Willy,

On 4/21/21 12:11 PM, Willy Tarreau wrote:
For the existing path ones I'd suggest:

   http-request normalize-uri filesystem

that combines path-strip-dot, path-strip-dotdot, path-merge-slashes in an
useful order.

The only thing is that "filesystem" doesn't imply at all that it applies
to the path component of the URI. It could very well be about FS-like
parts in the query string for example.
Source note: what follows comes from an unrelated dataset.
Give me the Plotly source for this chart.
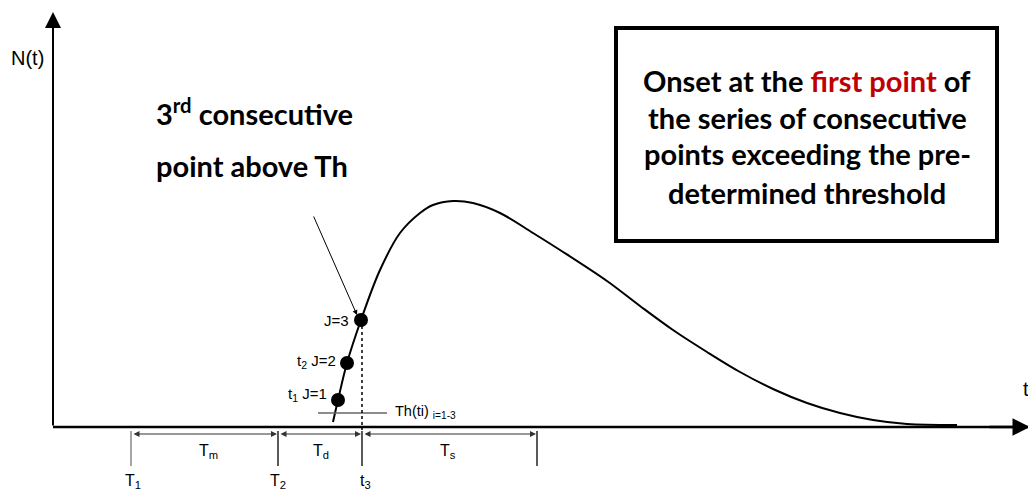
import plotly.graph_objects as go

# Detection curve N(t): time axis origin at the corner of the axes
curve_t = [280, 285, 294, 308, 327, 347, 367, 380, 400, 420, 447, 480, 507,
           554, 587, 620, 654, 687, 720, 754, 787, 820, 854, 904]
curve_n = [5, 27, 64, 107, 157, 194, 214, 222, 226, 224, 214, 194, 177,
           146, 121, 97, 75, 55, 38, 24, 14, 7, 3, 2]

# Consecutive samples above the threshold
point_t = [285, 294, 308]
point_n = [27, 64, 107]
point_labels = ["t<sub>1</sub> J=1", "t<sub>2</sub> J=2", "J=3"]

# Threshold level and its extent
threshold_n = 14
threshold_t = [265, 334]

# Interval markers on the time axis
marker_t = [78, 225, 309, 484]
marker_labels = ["T<sub>1</sub>", "T<sub>2</sub>", "t<sub>3</sub>"]
interval_labels = ["T<sub>m</sub>", "T<sub>d</sub>", "T<sub>s</sub>"]

callout_lines = ["3<sup>rd</sup> consecutive", "point above Th"]

box_lines = [
    "Onset at the <span style='color:#c00000'>first point</span> of",
    "the series of consecutive",
    "points exceeding the pre-",
    "determined threshold",
]

X_MIN, X_MAX = -53, 975
Y_MIN, Y_MAX = -65, 427

ARIAL = "Liberation Sans, Arial"
HEAVY = "Lato"

fig = go.Figure()

fig.add_trace(go.Scatter(
    x=curve_t, y=curve_n, mode="lines",
    line=dict(color="black", width=2, shape="spline", smoothing=1.0),
    hoverinfo="skip",
))
fig.add_trace(go.Scatter(
    x=point_t, y=point_n, mode="markers",
    marker=dict(color="black", size=14),
    hoverinfo="skip",
))

shapes = []
ann = []

# Axes
shapes.append(dict(type="line", x0=0, y0=0, x1=X_MAX, y1=0,
                   line=dict(color="black", width=2.5)))
ann.append(dict(x=0, y=415, ax=0, ay=0, xref="x", yref="y", axref="x", ayref="y",
                showarrow=True, arrowhead=2, arrowsize=1.6, arrowwidth=2,
                arrowcolor="black", text=""))
ann.append(dict(x=X_MAX + 2, y=0, ax=X_MAX - 40, ay=0, xref="x", yref="y",
                axref="x", ayref="y", showarrow=True, arrowhead=2, arrowsize=1.4,
                arrowwidth=2.5, arrowcolor="black", text=""))
ann.append(dict(x=-7, y=369, text="N(t)", showarrow=False, xanchor="right",
                font=dict(family=ARIAL, size=20, color="black")))
ann.append(dict(x=968, y=38, text="t", showarrow=False, xanchor="left",
                font=dict(family=ARIAL, size=20, color="black")))

# Threshold line
shapes.append(dict(type="line", x0=threshold_t[0], y0=threshold_n,
                   x1=threshold_t[1], y1=threshold_n,
                   line=dict(color="#666666", width=1.5)))
ann.append(dict(x=threshold_t[1] + 6, y=threshold_n + 1,
                text="Th(ti) <sub>i=1-3</sub>", showarrow=False, xanchor="left",
                font=dict(family=ARIAL, size=14.5, color="black")))

# Onset vertical (dotted)
shapes.append(dict(type="line", x0=point_t[2] + 1, y0=point_n[2], x1=point_t[2] + 1, y1=-3,
                   line=dict(color="black", width=1.5, dash="dot")))

# Point labels
label_offsets = [(-9, 6), (-9, 2), (-10, 0)]
for t, n, lab, (dx, dy) in zip(point_t, point_n, point_labels, label_offsets):
    ann.append(dict(x=t + dx, y=n + dy, text=lab, showarrow=False, xanchor="right",
                    font=dict(family=ARIAL, size=15, color="black")))

# Pointer to the third point
ann.append(dict(x=point_t[2] - 4, y=point_n[2] + 5, ax=260, ay=212,
                xref="x", yref="y", axref="x", ayref="y", showarrow=True,
                arrowhead=2, arrowsize=1, arrowwidth=1, arrowcolor="black", text=""))
for y, line in zip([315, 262], callout_lines):
    ann.append(dict(x=101, y=y, text="<b>" + line + "</b>", showarrow=False,
                    xanchor="left", font=dict(family=HEAVY, size=29, color="black")))

# Interval markers and dimension arrows
for i, t in enumerate(marker_t):
    color = "#777777" if i == 0 else "black"
    shapes.append(dict(type="line", x0=t, y0=-4, x1=t, y1=-39,
                       line=dict(color=color, width=1.3)))
for i in range(3):
    t0, t1 = marker_t[i], marker_t[i + 1]
    ann.append(dict(x=t1 - 1, y=-7, ax=t0 + 1, ay=-7, xref="x", yref="y",
                    axref="x", ayref="y", showarrow=True, arrowhead=2,
                    startarrowhead=2, arrowside="end+start", arrowsize=1,
                    arrowwidth=1.2, arrowcolor="#333333", text=""))
interval_pos = [155, 268, 395]
for x, lab in zip(interval_pos, interval_labels):
    ann.append(dict(x=x, y=-24, text=lab, showarrow=False,
                    font=dict(family=ARIAL, size=16, color="black")))
bottom_pos = [80, 225, 312]
for x, lab in zip(bottom_pos, marker_labels):
    ann.append(dict(x=x, y=-54, text=lab, showarrow=False,
                    font=dict(family=ARIAL, size=16, color="black")))

# Framed statement
shapes.append(dict(type="rect", x0=563, y0=399, x1=944, y1=186,
                   line=dict(color="black", width=4), fillcolor="white"))
box_y = [347, 310, 274, 235]
for y, line in zip(box_y, box_lines):
    ann.append(dict(x=754, y=y, text="<b>" + line + "</b>", showarrow=False,
                    font=dict(family=HEAVY, size=29, color="black")))

fig.update_layout(
    width=1028, height=492,
    margin=dict(l=0, r=0, t=0, b=0),
    paper_bgcolor="white", plot_bgcolor="white",
    showlegend=False,
    xaxis=dict(range=[X_MIN, X_MAX], visible=False, fixedrange=True),
    yaxis=dict(range=[Y_MIN, Y_MAX], visible=False, fixedrange=True),
    shapes=shapes, annotations=ann,
)

fig.write_html("out.html")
Instead I think that since the path
component is well defined, its name should at least be part of the action
(not sure if we'd want multiple actions once we can adhere to the standard).


While the path-strip-dot and path-strip-dotdot normalizers are indeed defined in RFC 3986, section 6.2.2.3, the path-merge-slashes normalization does not appear in RFC 3986 (or I might have missed it).

Testing with cURL confirms this: cURL normalizes '/./' and '/../' by itself unless --path-as-is is given. However duplicate slashes are not being normalized. This is especially interesting for empty path segments in combination with '/../'.

$ curl -v https://example.com/foo///bar 2>&1 |grep GET
GET /foo///bar HTTP/2
$ curl -v https://example.com/foo/../bar 2>&1 |grep GET
GET /bar HTTP/2
$ curl -v https://example.com/foo//../bar 2>&1 |grep GET
GET /foo/bar HTTP/2

I'm fine with prefixing 'path-' (i.e. 'path-filesystem'). Simply 'path' might be misleading, because it includes non-standard normalization.